▸ Exercise data:

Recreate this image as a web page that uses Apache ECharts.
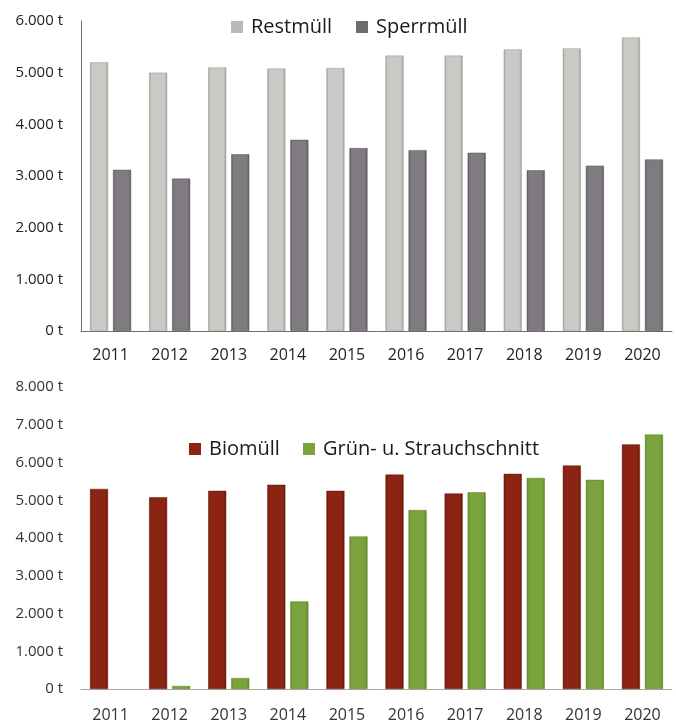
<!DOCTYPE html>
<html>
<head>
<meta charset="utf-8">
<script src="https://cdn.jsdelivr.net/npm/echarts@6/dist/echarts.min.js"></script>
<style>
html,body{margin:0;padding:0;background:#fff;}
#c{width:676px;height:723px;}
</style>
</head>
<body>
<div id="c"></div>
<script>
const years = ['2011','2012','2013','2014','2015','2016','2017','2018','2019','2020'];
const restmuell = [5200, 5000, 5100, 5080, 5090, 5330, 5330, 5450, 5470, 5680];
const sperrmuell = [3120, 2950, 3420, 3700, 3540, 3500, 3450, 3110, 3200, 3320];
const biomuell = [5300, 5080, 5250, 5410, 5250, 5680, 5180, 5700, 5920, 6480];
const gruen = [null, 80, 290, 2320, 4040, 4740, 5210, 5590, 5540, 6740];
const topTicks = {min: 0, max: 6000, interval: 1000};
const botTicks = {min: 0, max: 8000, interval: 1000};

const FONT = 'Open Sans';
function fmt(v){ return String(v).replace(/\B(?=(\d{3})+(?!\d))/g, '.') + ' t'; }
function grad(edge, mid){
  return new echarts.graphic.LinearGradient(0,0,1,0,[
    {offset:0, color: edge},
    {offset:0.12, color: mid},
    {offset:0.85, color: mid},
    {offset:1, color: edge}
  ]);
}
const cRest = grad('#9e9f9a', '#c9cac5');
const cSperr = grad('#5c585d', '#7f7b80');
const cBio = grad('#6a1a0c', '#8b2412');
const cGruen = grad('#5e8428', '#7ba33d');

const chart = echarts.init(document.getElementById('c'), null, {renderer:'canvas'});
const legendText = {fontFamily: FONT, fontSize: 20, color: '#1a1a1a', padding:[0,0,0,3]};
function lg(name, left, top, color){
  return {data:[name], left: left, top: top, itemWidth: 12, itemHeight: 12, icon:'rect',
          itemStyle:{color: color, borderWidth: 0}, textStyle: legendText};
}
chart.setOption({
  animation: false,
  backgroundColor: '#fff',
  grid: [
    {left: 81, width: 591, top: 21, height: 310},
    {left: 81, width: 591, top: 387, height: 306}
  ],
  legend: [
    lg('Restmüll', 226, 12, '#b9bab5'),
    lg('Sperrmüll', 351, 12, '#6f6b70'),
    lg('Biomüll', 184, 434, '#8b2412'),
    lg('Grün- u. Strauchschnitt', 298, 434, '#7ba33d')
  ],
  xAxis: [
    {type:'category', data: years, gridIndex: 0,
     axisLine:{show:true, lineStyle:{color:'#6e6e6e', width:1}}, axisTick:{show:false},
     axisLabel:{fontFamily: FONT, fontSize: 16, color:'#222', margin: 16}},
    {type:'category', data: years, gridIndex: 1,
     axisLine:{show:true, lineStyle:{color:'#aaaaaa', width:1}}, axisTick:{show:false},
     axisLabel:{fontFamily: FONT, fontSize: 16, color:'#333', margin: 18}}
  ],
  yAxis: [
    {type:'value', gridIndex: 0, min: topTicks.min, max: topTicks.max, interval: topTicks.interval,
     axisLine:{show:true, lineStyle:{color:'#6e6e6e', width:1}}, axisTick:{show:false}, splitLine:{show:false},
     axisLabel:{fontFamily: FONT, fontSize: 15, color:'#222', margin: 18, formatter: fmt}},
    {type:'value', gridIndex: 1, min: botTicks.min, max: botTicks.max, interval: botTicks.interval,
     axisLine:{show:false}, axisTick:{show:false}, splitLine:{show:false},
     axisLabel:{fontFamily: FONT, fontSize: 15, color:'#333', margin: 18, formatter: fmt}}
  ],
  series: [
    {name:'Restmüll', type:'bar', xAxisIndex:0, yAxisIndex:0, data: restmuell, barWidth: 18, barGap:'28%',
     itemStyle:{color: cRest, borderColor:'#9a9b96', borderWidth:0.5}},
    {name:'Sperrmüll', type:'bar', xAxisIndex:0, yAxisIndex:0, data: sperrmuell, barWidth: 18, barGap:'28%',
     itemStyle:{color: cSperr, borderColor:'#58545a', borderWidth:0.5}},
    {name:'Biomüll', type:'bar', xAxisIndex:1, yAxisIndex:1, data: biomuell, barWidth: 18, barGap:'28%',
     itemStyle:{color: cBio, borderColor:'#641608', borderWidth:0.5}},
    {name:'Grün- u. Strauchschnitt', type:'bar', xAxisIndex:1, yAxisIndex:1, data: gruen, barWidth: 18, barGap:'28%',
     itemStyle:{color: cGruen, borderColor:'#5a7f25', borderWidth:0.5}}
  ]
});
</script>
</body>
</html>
==
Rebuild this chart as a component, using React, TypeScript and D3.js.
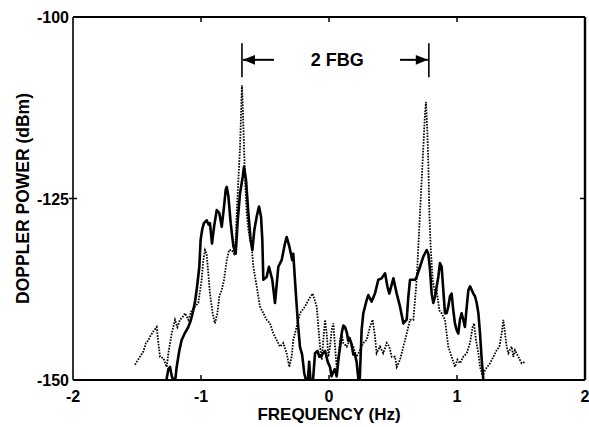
==
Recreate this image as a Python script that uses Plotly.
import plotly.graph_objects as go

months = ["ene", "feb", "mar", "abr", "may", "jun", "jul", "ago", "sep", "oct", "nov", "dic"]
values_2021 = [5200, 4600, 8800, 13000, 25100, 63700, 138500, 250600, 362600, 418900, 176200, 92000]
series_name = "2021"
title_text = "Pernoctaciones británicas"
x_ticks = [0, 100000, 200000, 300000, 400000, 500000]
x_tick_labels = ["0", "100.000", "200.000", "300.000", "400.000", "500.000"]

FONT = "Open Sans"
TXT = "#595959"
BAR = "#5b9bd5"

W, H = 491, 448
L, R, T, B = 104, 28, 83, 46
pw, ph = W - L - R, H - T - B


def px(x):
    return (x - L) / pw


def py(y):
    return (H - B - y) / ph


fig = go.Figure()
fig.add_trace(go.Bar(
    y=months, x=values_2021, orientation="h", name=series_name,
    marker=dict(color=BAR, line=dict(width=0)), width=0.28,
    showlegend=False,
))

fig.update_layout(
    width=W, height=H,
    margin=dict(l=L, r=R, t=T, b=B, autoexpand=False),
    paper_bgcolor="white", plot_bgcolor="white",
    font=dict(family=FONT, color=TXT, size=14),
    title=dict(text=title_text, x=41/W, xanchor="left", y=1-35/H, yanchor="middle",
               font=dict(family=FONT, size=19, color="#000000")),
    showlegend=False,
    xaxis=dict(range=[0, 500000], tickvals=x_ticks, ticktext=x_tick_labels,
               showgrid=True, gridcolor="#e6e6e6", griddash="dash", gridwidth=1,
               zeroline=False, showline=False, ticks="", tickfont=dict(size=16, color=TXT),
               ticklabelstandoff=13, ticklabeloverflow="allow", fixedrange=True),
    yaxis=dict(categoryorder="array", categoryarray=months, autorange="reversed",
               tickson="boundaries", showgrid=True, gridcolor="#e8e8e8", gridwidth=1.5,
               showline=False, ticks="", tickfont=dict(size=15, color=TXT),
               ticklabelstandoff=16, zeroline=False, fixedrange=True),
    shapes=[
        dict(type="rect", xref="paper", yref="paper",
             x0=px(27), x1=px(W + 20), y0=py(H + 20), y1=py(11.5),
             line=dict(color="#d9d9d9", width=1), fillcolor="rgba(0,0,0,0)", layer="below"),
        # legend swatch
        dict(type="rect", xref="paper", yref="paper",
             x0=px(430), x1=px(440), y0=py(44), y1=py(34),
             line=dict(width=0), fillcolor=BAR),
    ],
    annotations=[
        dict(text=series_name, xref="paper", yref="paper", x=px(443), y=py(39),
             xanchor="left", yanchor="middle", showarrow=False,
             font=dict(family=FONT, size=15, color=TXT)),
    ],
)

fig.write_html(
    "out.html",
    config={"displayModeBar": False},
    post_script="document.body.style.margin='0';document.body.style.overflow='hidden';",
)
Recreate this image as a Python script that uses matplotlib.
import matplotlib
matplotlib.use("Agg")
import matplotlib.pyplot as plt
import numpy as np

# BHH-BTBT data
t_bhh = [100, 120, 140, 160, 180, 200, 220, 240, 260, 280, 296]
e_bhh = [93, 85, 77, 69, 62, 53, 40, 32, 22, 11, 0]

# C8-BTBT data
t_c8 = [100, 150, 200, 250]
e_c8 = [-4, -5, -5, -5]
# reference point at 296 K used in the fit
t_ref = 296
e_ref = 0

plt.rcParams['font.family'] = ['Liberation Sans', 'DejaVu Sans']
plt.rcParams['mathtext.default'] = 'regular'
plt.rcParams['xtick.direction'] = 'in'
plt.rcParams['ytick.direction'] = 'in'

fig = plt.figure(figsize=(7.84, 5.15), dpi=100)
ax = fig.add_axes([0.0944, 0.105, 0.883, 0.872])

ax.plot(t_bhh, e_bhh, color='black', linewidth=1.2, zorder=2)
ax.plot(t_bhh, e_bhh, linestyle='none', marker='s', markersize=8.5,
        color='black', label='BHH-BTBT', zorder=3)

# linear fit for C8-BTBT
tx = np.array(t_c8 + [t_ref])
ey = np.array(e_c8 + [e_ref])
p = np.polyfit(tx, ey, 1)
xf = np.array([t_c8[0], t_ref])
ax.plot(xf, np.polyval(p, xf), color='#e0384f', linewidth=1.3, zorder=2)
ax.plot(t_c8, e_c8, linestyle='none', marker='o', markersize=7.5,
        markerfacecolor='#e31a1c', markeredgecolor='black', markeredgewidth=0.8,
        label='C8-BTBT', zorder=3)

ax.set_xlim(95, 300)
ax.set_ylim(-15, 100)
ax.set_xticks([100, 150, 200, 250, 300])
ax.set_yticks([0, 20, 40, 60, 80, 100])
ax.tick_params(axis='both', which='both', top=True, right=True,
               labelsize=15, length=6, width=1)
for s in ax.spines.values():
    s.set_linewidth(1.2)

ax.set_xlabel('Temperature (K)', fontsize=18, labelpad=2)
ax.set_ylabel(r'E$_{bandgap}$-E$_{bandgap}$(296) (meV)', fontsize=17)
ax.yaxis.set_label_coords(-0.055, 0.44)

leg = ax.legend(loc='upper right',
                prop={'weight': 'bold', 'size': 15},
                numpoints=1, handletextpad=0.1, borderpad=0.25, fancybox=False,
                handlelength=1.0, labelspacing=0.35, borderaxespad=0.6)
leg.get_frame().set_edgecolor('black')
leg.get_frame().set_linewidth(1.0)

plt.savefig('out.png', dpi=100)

▸ Aim of the task:
Using the records above, pull out each line where the word "Recreate" occurs.

▸ Solution to this problem:
Recreate this image as a web page that uses Apache ECharts.
Recreate this image as a Python script that uses Plotly.
Recreate this image as a Python script that uses matplotlib.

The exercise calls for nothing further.